The Prevent Government Shutdowns Act (S. 589) would instead ban official travel for members of Congress, their staffers and Office of Management and Budget personnel until appropriations bills are signed into law. It would institute a stopgap continuing resolution to keep agencies funded at their existing levels until a spending agreement is reached. The bill would require a recorded quorum call each day the CR is in effect to motivate lawmakers to show up to the Capitol daily and would prevent non-appropriations bills from receiving a vote during appropriations stalemates, except for national security emergencies. 

The Lankford-Hassan legislation has received the most bipartisan support and was easily approved in the Senate Homeland Security and Governmental Affairs Committee last month.

“We’ve got to stop shutdowns,” Lankford said during a call with reporters on Wednesday. “There’s no benefit when a shutdown occurs.” He added the bill would ensure “federal workers, and everyone else, are held harmless” and would provide adequate motivation to pass actual appropriations because lawmakers and their staffs would be in the Capitol on “weekends, weekdays, we’re here till it’s done.” 

Members of Congress and their staffers “grimace” when Lankford discusses the bill with them, he said, because they realize the impact it would have on their lives. 
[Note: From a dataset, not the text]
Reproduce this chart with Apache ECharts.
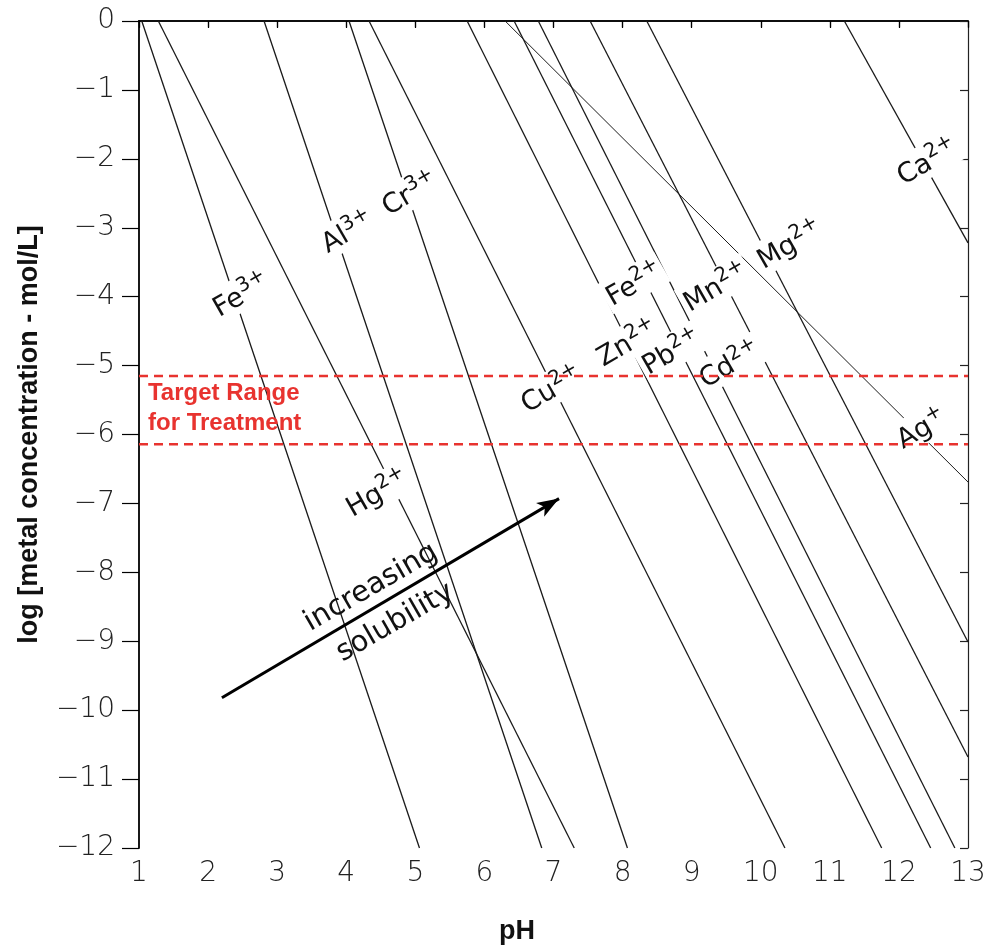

In an op-ed published in The Hill this week, the senators said the measure would “protect federal workers and the American people from wasteful shutdowns.” 

“While the federal government has always provided back pay for federal employees after a shutdown, it’s excruciating to not know whether or not you can pay your rent because Congress failed to do its job,” they wrote. 

In a crucial development for the bill’s sponsors, both Senate Majority Leader Mitch McConnell, R-Ky., and President Trump have added their support. Lankford said he spoke with Trump on Tuesday to pitch the legislation and the president said he was in favor of it. The White House did not respond to a request to confirm this account. 

The bill does not yet have a companion in the House, as Lankford and Hassan are still working out final language to win favor with enough senators. The bill must also receive approval from the Senate Appropriations Committee, where leaders have promised to bring it up for a vote but only after they pass spending bills for fiscal 2020. 

Hassan said the reform would move Congress away from constant brinkmanship and encourage a more responsible budgeting process. She explained there is a newfound urgency to address end shutdowns due to the record length of the most recent lapse. 

More people “know the real impact it has,” Hassan said. “The American public really engaged in this one.” 

Lankford added there was an “awakening” during the 35-day impasse that has carried over.